Uniting is joining forces with the social services sector and the real estate industry to improve knowledge about the national problem of homelessness, particularly for victims of domestic violence, and how by working together they can help reduce it.

Domestic violence accounts for more than 36% of all people seeking support by homelessness services.[AIHW data 2017/18]

A recently introduced NSW Law prevents penalties for people who suddenly end a tenancy if they are escaping domestic violence and it is hoped this will reduce domestic violence as a factor which contributes to longer term homelessness.

Uniting was a signatory to an open letter to the NSW Government advocating for the new law to improve housing outcomes for people experiencing domestic violence in trying to establish a new tenancy.

This legislative change is important; the real estate industry, government agencies and the community services sector all play a role in its implementation so that victims can escape violence faster and hopefully be connected to support services earlier and are not forced in to homelessness.

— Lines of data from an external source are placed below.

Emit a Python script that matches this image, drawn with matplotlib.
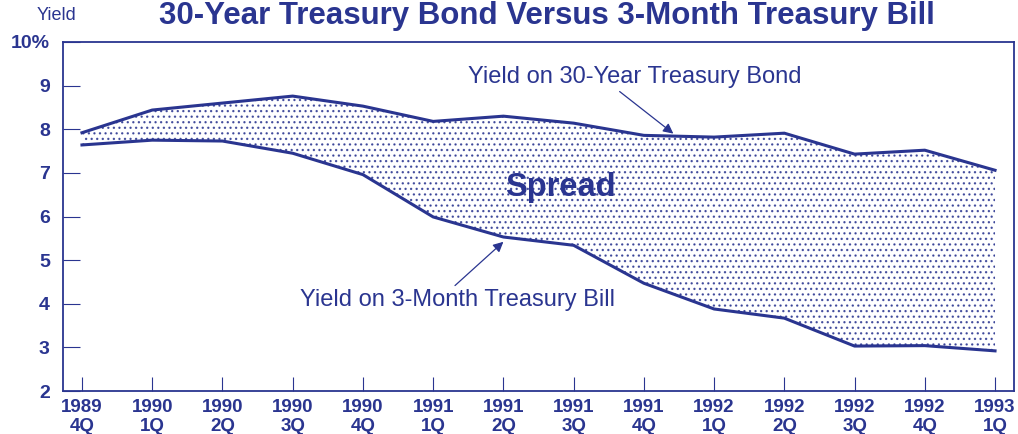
import matplotlib.pyplot as plt
import numpy as np

plt.rcParams['font.family'] = ['Liberation Sans', 'DejaVu Sans']

NAVY = '#2a3590'

# Quartale als Achsenbeschriftung
quarters = ['1989\n4Q', '1990\n1Q', '1990\n2Q', '1990\n3Q', '1990\n4Q',
            '1991\n1Q', '1991\n2Q', '1991\n3Q', '1991\n4Q',
            '1992\n1Q', '1992\n2Q', '1992\n3Q', '1992\n4Q', '1993\n1Q']

# Renditen in Prozent
bond_30y = [7.92, 8.44, 8.60, 8.76, 8.53, 8.18, 8.30, 8.14, 7.86,
            7.82, 7.91, 7.43, 7.52, 7.06]
bill_3m = [7.64, 7.75, 7.73, 7.45, 6.96, 5.99, 5.53, 5.34, 4.47,
           3.88, 3.67, 3.03, 3.04, 2.92]

y_ticks = [2, 3, 4, 5, 6, 7, 8, 9, 10]
y_labels = ['2', '3', '4', '5', '6', '7', '8', '9', '10%']

fig = plt.figure(figsize=(10.18, 4.34), dpi=100)
ax = fig.add_axes([63 / 1018, 43 / 434, 951 / 1018, 349 / 434])

x = np.arange(len(quarters))

# Spread als gepunktete Fläche
plt.rcParams['hatch.linewidth'] = 0.9
ax.fill_between(x, bill_3m, bond_30y, facecolor='white', edgecolor=NAVY,
                hatch='...', linewidth=0, alpha=0.8)
ax.plot(x, bond_30y, color=NAVY, lw=2.2)
ax.plot(x, bill_3m, color=NAVY, lw=2.2)

ax.set_xlim(-0.27, 13.27)
ax.set_ylim(2, 10)
ax.set_xticks(x)
ax.set_xticklabels(quarters, fontsize=13.5, color=NAVY, linespacing=1.1,
                   fontweight='bold')
ax.set_yticks(y_ticks)
ax.set_yticklabels(y_labels, fontsize=14, color=NAVY, fontweight='bold')
ax.tick_params(axis='x', direction='in', length=10, color=NAVY, pad=6)
ax.tick_params(axis='y', direction='in', length=12, color=NAVY, pad=9.5)
for s in ax.spines.values():
    s.set_color(NAVY)
    s.set_linewidth(1.3)

# Beschriftungen
fig.text(0.537, 0.963, '30-Year Treasury Bond Versus 3-Month Treasury Bill',
         ha='center', va='center', fontsize=22.5, fontweight='bold', color=NAVY)
fig.text(37 / 1018, 1 - 16 / 434, 'Yield', ha='left', va='center',
         fontsize=13, color=NAVY)

ax.annotate('Yield on 30-Year Treasury Bond', xy=(8.42, 7.90),
            xytext=(5.5, 9.2), fontsize=17, color=NAVY, ha='left', va='center',
            arrowprops=dict(arrowstyle='-|>', color=NAVY, lw=0.9,
                            shrinkA=1, shrinkB=0, mutation_scale=15,
                            relpos=(0.44, 0.0)))
ax.annotate('Yield on 3-Month Treasury Bill', xy=(6.0, 5.42),
            xytext=(3.1, 4.08), fontsize=17, color=NAVY, ha='left', va='center',
            arrowprops=dict(arrowstyle='-|>', color=NAVY, lw=0.9,
                            shrinkA=1, shrinkB=0, mutation_scale=15,
                            relpos=(0.48, 1.0)))
ax.text(6.81, 6.67, 'Spread', fontsize=23.5, fontweight='bold', color=NAVY,
        ha='center', va='center')

fig.savefig('out.png', dpi=100)
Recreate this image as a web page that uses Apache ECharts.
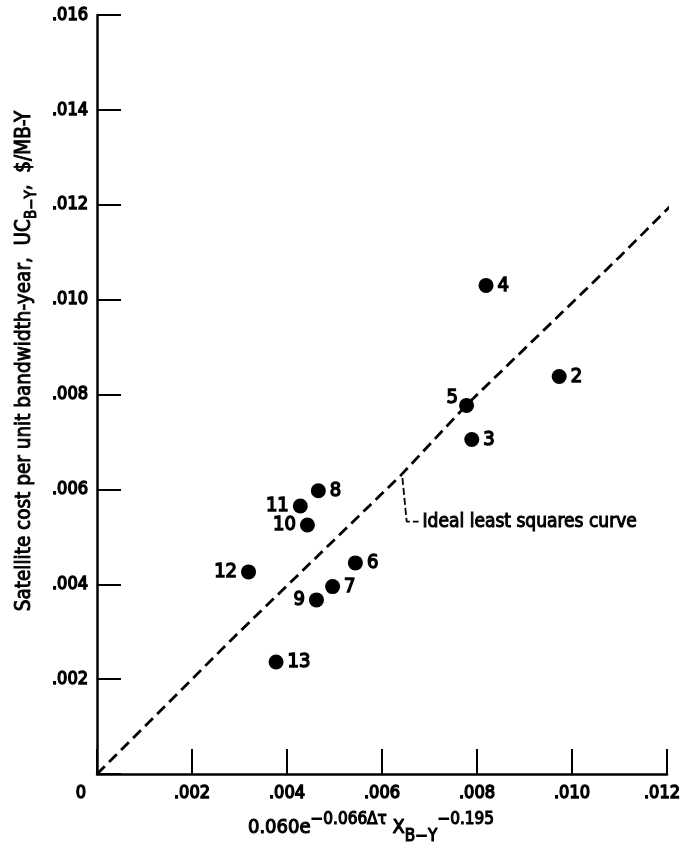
<!DOCTYPE html>
<html><head><meta charset="utf-8">
<script src="https://cdn.jsdelivr.net/npm/echarts@6/dist/echarts.min.js"></script>
<style>html,body{margin:0;padding:0;background:#fff}#c{width:682px;height:849px}</style>
</head><body><div id="c"></div>
<script>
// ---- data ----
const pointLabels = ['2','3','4','5','6','7','8','9','10','11','12','13'];
const xValues = [0.00973,0.00789,0.00819,0.00778,0.00544,0.00496,0.00466,0.00462,0.00443,0.00428,0.00319,0.00377];
const yValues = [0.00838,0.00705,0.01030,0.00777,0.00445,0.00395,0.00597,0.00367,0.00525,0.00565,0.00426,0.00236];
const labelSides = ['right','right','right','upleft','right','right','right','left','left','left','left','right'];
const curveX = [0, 0.0029, 0.0064, 0.0078, 0.0110, 0.0123];
const curveY = [0, 0.0029, 0.0063, 0.0078, 0.0109, 0.0122];
const leaderX = [0.00643, 0.00652, 0.00677];
const leaderY = [0.00624, 0.00532, 0.00532];
const xTickLabels = ['', '.002', '.004', '.006', '.008', '.010', '.012'];
const yTickLabels = ['', '.002', '.004', '.006', '.008', '.010', '.012', '.014', '.016'];
const annotationText = 'Ideal least squares curve';

const FONT = '"DejaVu Sans Condensed","Liberation Sans Narrow",sans-serif';
const BOLD = {fontFamily: FONT, color: '#000', textBorderColor: '#000', textBorderWidth: 1.4};
const chart = echarts.init(document.getElementById('c'));

const scatterData = xValues.map((x, i) => {
  const side = labelSides[i];
  let label;
  if (side === 'right') label = {position: 'right', distance: 4};
  else if (side === 'left') label = {position: 'left', distance: 4};
  else label = {position: 'left', distance: 1, offset: [0, -8]};
  return {value: [x, yValues[i]], name: pointLabels[i], label};
});

const option = {
  animation: false,
  backgroundColor: '#fff',
  grid: {left: 97, right: 15, top: 15, bottom: 75, containLabel: false, outerBoundsMode: 'none'},
  xAxis: {
    type: 'value', min: 0, max: 0.012, interval: 0.002,
    splitLine: {show: false},
    axisLine: {show: true, onZero: false, lineStyle: {color: '#000', width: 2.5}},
    axisTick: {show: true, inside: true, length: 25, lineStyle: {color: '#000', width: 2}},
    axisLabel: Object.assign({fontSize: 18, margin: 10,
      formatter: (v) => {
        const k = Math.round(v / 0.002);
        const t = xTickLabels[k] || '';
        return k === xTickLabels.length - 1 ? '{last|' + t + '}' : t;
      },
      rich: {last: Object.assign({fontSize: 18, padding: [0, 10, 0, 0]}, BOLD)}
    }, BOLD),
    name: '{m|0.060e}{sup|\u22120.066\u0394\u03c4}{m| X}{sub|B\u2212Y}{sup|\u22120.195}',
    nameLocation: 'middle', nameGap: 37,
    nameTextStyle: Object.assign({fontSize: 19, lineHeight: 34, padding: [0, 22, 0, 0],
      rich: {
        m: Object.assign({fontSize: 20, verticalAlign: 'middle'}, BOLD, {textBorderWidth: 1.1}),
        sup: Object.assign({fontSize: 17, verticalAlign: 'top'}, BOLD, {textBorderWidth: 1.1}),
        sub: Object.assign({fontSize: 17, verticalAlign: 'bottom'}, BOLD, {textBorderWidth: 1.1})
      }}, BOLD)
  },
  yAxis: {
    type: 'value', min: 0, max: 0.016, interval: 0.002,
    splitLine: {show: false},
    axisLine: {show: true, onZero: false, lineStyle: {color: '#000', width: 2.5}},
    axisTick: {show: true, inside: true, length: 24, lineStyle: {color: '#000', width: 2}},
    axisLabel: Object.assign({fontSize: 18, margin: 9,
      formatter: (v) => yTickLabels[Math.round(v / 0.002)] || ''}, BOLD),
    name: '{m|Satellite cost per unit bandwidth-year,  UC}{sub|B\u2212Y}{m|,  $/MB-Y}',
    nameLocation: 'middle', nameGap: 57, nameRotate: 90,
    nameTextStyle: Object.assign({fontSize: 20.5, lineHeight: 30, padding: [0, 0, 0, 67],
      rich: {
        m: Object.assign({fontSize: 20.5, verticalAlign: 'middle'}, BOLD, {textBorderWidth: 0.9}),
        sub: Object.assign({fontSize: 15, verticalAlign: 'bottom'}, BOLD, {textBorderWidth: 0.9})
      }}, BOLD)
  },
  series: [
    {
      type: 'line', data: curveX.map((x, i) => [x, curveY[i]]),
      showSymbol: false, symbol: 'none', clip: false, silent: true,
      lineStyle: {color: '#000', width: 2.8, type: [11, 6]}, z: 2
    },
    {
      type: 'line', data: leaderX.map((x, i) => [x, leaderY[i]]),
      showSymbol: false, symbol: 'none', silent: true,
      lineStyle: {color: '#000', width: 1.8, type: [7, 3]}, z: 2,
      endLabel: Object.assign({show: true, formatter: annotationText, fontSize: 19, distance: 4},
        BOLD, {textBorderWidth: 1.0})
    },
    {
      type: 'scatter', data: scatterData, symbol: 'circle', symbolSize: 15,
      itemStyle: {color: '#000', opacity: 1}, z: 5,
      label: Object.assign({show: true, formatter: (p) => p.name, fontSize: 20}, BOLD)
    }
  ]
};
chart.setOption(option);
const o = chart.convertToPixel({gridIndex: 0}, [0, 0]);
chart.setOption({
  graphic: [{
    type: 'text', x: o[0] - 16, y: o[1] + 19,
    style: {text: '0', font: 'normal 18px ' + FONT, fill: '#000', stroke: '#000', lineWidth: 1.4,
            align: 'center', verticalAlign: 'middle'}
  }]
});
</script></body></html>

Uniting, the Department of Family and Community Services, CatholicCare and the Real Estate Institute of NSW are hosting a half-day training workshop on 3 May 2019 for local property managers on the NSW Central Coast to explain the new law – and to build their understanding about domestic violence.

Vicki Daley, Program Manager of Uniting’s local homelessness support service, Doorways said, “Real estate agents are in a unique position as they are regularly in contact with tenants and have the potential to identify changes that can impact their ability to sustain a tenancy before they reach crisis point.

“Sadly, we know from experience that these are issues which can result in a tenancy default which can lead to homelessness. It can make the world of difference if tenants have access to information about support services available to them if they need them,” Ms Daley said.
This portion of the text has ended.